Une responsabilité mal assumée
Copenhague a aussi une part de responsabilité dans l'affaire actuelle, fait remarquer Berlingske :
«Le Danemark n'a pas joué son rôle de grande puissance arctique, et c'est là qu'il a péché essentiellement. Pour être une grande puissance, il aurait fallu avoir le contrôle de la politique extérieure et de défense du Groenland, et assumer la responsabilité de ce territoire de la plus haute importance stratégique, s'étendant sur 2,1 millions de kilomètres carrés. Trop longtemps, le Danemark n'a pas compris ce qu'impliquait cette responsabilité. Nous avons sous-estimé le poids du Groenland en termes de sécurité - et c'est précisément l'argument invoqué par Trump pour justifier une prise de contrôle par les Etats-Unis. Le Danemark n'a pas investi dans la sécurité à la hauteur voulue. Nous étions une grande puissance, mais avons agi comme un petit Etat.»
Aucun scrupule à s'en prendre à un allié
On aurait tort de prendre à la légère les paroles de Trump, écrit La Stampa :
«Il avait l'air extrêmement sûr de son fait, improvisant librement et disant beaucoup de choses qu'il faut prendre au sérieux, même si elles défient le bon sens et les normes internationales. Il faut les prendre au sérieux car Trump a des convictions et il a la volonté et les moyens de les imposer. Il ne se heurte qu'à peu de restrictions institutionnelles, il n'a aucune inhibition personnelle et c'est un homme pressé. ... Trump n'a exclu ni coercition économique ni interventions militaires. ... Le Groenland fait partie du Danemark. Quand le nouveau président des Etats-Unis dit ne pas exclure une intervention militaire, il faut comprendre qu'il n'est pas impensable pour lui d'envahir le territoire d'un de ses alliés de l'OTAN.»
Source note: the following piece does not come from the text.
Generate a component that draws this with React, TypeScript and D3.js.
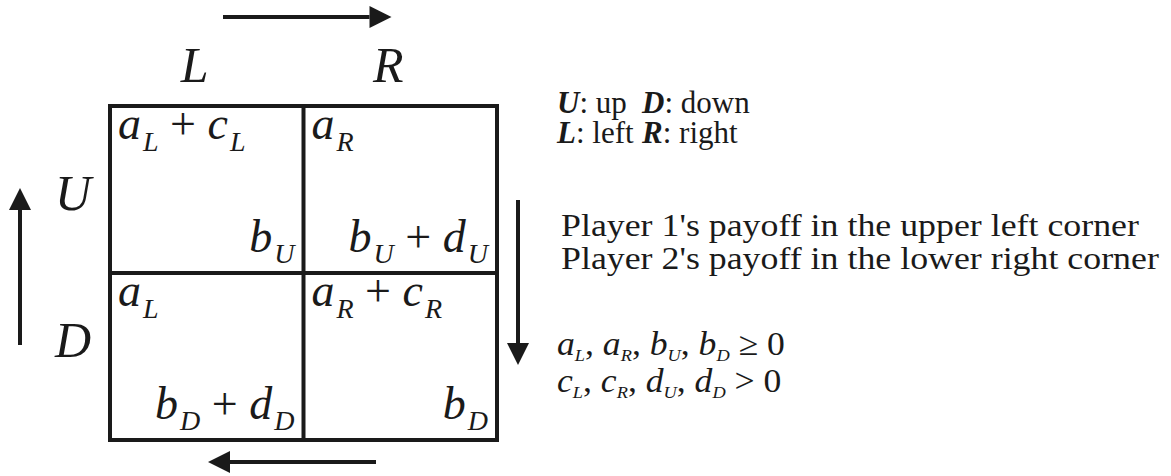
import React from 'react';
import * as d3 from 'd3';

const W = 1171;
const H = 476;

const rows = ['U', 'D'];
const cols = ['L', 'R'];

// each payoff is a list of terms, a term is [variable, subscript]
const player1 = [
  [[['a', 'L'], ['c', 'L']], [['a', 'R']]],
  [[['a', 'L']], [['a', 'R'], ['c', 'R']]],
];
const player2 = [
  [[['b', 'U']], [['b', 'U'], ['d', 'U']]],
  [[['b', 'D'], ['d', 'D']], [['b', 'D']]],
];

const legend = [
  ['U', 'up', 'D', 'down'],
  ['L', 'left', 'R', 'right'],
];
const notes = [
  "Player 1's payoff in the upper left corner",
  "Player 2's payoff in the lower right corner",
];
const weakTerms = [['a', 'L'], ['a', 'R'], ['b', 'U'], ['b', 'D']];
const strictTerms = [['c', 'L'], ['c', 'R'], ['d', 'U'], ['d', 'D']];

const FONT = "'Liberation Serif'";
const INK = '#1a1a1a';

// terms -> tspans with subscripts
function termSpans(terms: string[][], joiner: string, sub: number, drop: number, gap: number) {
  const out: React.ReactNode[] = [];
  terms.forEach(([v, s], i) => {
    if (i > 0) {
      out.push(
        <tspan key={'j' + i} dy={-drop} fontStyle="normal">{joiner}</tspan>
      );
    }
    out.push(<tspan key={'v' + i} fontStyle="italic">{v}</tspan>);
    out.push(
      <tspan key={'s' + i} dx={gap} dy={drop} fontSize={sub} fontStyle="italic">{s}</tspan>
    );
  });
  return out;
}

function Arrow({ x1, y1, x2, y2 }: { x1: number; y1: number; x2: number; y2: number }) {
  const ang = Math.atan2(y2 - y1, x2 - x1);
  const len = 22;
  const half = 11;
  const bx = x2 - len * Math.cos(ang);
  const by = y2 - len * Math.sin(ang);
  const px = -Math.sin(ang) * half;
  const py = Math.cos(ang) * half;
  const head = d3.path();
  head.moveTo(x2, y2);
  head.lineTo(bx + px, by + py);
  head.lineTo(bx - px, by - py);
  head.closePath();
  return (
    <g>
      <line x1={x1} y1={y1} x2={bx} y2={by} stroke={INK} strokeWidth={4} />
      <path d={head.toString()} fill={INK} />
    </g>
  );
}

export default function App() {
  const x = d3.scaleBand().domain(cols).range([110, 497]);
  const y = d3.scaleBand().domain(rows).range([106, 440]);
  const bw = x.bandwidth();
  const bh = y.bandwidth();
  const x0 = x('L')!;
  const x1 = x('R')! + bw;
  const y0 = y('U')!;
  const y1 = y('D')! + bh;
  const colDx = -12;
  const rowDy = [20, 0];

  return (
    <svg width={W} height={H} style={{ position: 'absolute', left: 0, top: 0, background: '#fff', fontFamily: FONT }}
      fill={INK}>
      <rect width={W} height={H} fill="#fff" />

      {/* direction arrows round the matrix */}
      <Arrow x1={x0 + 113} y1={17} x2={x('R')! + 88} y2={17} />
      <Arrow x1={x1 - 121} y1={y1 + 22} x2={x0 + 98} y2={y1 + 22} />
      <Arrow x1={20} y1={y('D')! + 72} x2={20} y2={y0 + 82} />
      <Arrow x1={x1 + 21} y1={y0 + 94} x2={x1 + 21} y2={y('D')! + 92} />

      {/* strategy labels */}
      {cols.map((c) => (
        <text key={c} x={x(c)! + bw / 2 + colDx} y={82} fontSize={50} fontStyle="italic" textAnchor="middle">{c}</text>
      ))}
      {rows.map((r, i) => (
        <text key={r} x={73} y={y(r)! + bh / 2 + rowDy[i]} fontSize={50} fontStyle="italic" textAnchor="middle">{r}</text>
      ))}

      {/* matrix */}
      <g fill="none" stroke={INK} strokeWidth={4}>
        <rect x={x0} y={y0} width={x1 - x0} height={y1 - y0} />
        <line x1={x('R')} y1={y0} x2={x('R')} y2={y1} />
        <line x1={x0} y1={y('D')} x2={x1} y2={y('D')} />
      </g>

      {rows.map((r, i) =>
        cols.map((c, j) => (
          <g key={r + c}>
            <text x={x(c)! + 8} y={y(r)! + 33} fontSize={46}>
              {termSpans(player1[i][j], ' + ', 28, 12, 2)}
            </text>
            <text x={x(c)! + bw - 9} y={y(r)! + bh - 21} fontSize={46} textAnchor="end">
              {termSpans(player2[i][j], ' + ', 28, 11, 2)}
            </text>
          </g>
        ))
      )}

      {/* legend */}
      {legend.map((row, i) => (
        <g key={i} fontSize={31}>
          <text x={557} y={113 + i * 30}>
            <tspan fontWeight="bold" fontStyle="italic">{row[0]}</tspan>
            <tspan>: {row[1]}</tspan>
          </text>
          <text x={642} y={113 + i * 30}>
            <tspan fontWeight="bold" fontStyle="italic">{row[2]}</tspan>
            <tspan>: {row[3]}</tspan>
          </text>
        </g>
      ))}

      {notes.map((n, i) => (
        <text key={i} transform={`translate(561,${236 + i * 33}) scale(1.12,1)`} fontSize={32}>{n}</text>
      ))}

      <text transform="translate(557,355) scale(1.08,1)" fontSize={33}>
        {termSpans(weakTerms, ', ', 17, 6, 0)}
        <tspan dy={-6}> ≥ 0</tspan>
      </text>
      <text transform="translate(557,392) scale(1.08,1)" fontSize={33}>
        {termSpans(strictTerms, ', ', 17, 6, 0)}
        <tspan dy={-6}> &gt; 0</tspan>
      </text>
    </svg>
  );
}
Des négociations en perspective ?
Tvnet redoute lui aussi un réel conflit :
«Quand on sait que le Danemark, loin d'avoir l'intention d'accorder son indépendance au Danemark, investit au contraire davantage dans sa présence militaire et met en exergue dans les armoiries royales l'ours polaire, symbole du Groenland, il se peut que l'on assiste dans les années à venir à des tiraillements intéressants entre les intérêts respectifs de deux membres de l'OTAN, les Etats-Unis et le Danemark. Si une occupation militaire par les Etats-Unis est un scénario presque inconcevable, Trump, en n'excluant pas dans ses déclarations un recours à la force, commence déjà à faire pression, ce qui pourrait, à moyen terme, amorcer l'ouverture de négociations.»
Une île de glace pour faire oublier la guerre chaude
Le politologue Abbas Galliamov subodore une manœuvre de diversion de la part de Trump :
«Soit il est vraiment en train de perdre la boule, soit il a le cynisme de tenter de changer discrètement l'ordre du jour. Quelques problèmes, notamment sur le dossier Russie-Ukraine, pourraient être à l'origine de ce changement. Ayant compris que sa promesse de mettre fin à la guerre en 24 heures était intenable, Trump pourrait désormais essayer de faire en sorte que plus personne n'y pense. Le nouvel-ancien président se veut être un meneur, il mise davantage sur les effets de manche que sur les dossiers essentiels. Il troque donc tout simplement un projet avorté contre autre chose, sans en concevoir la moindre gêne.»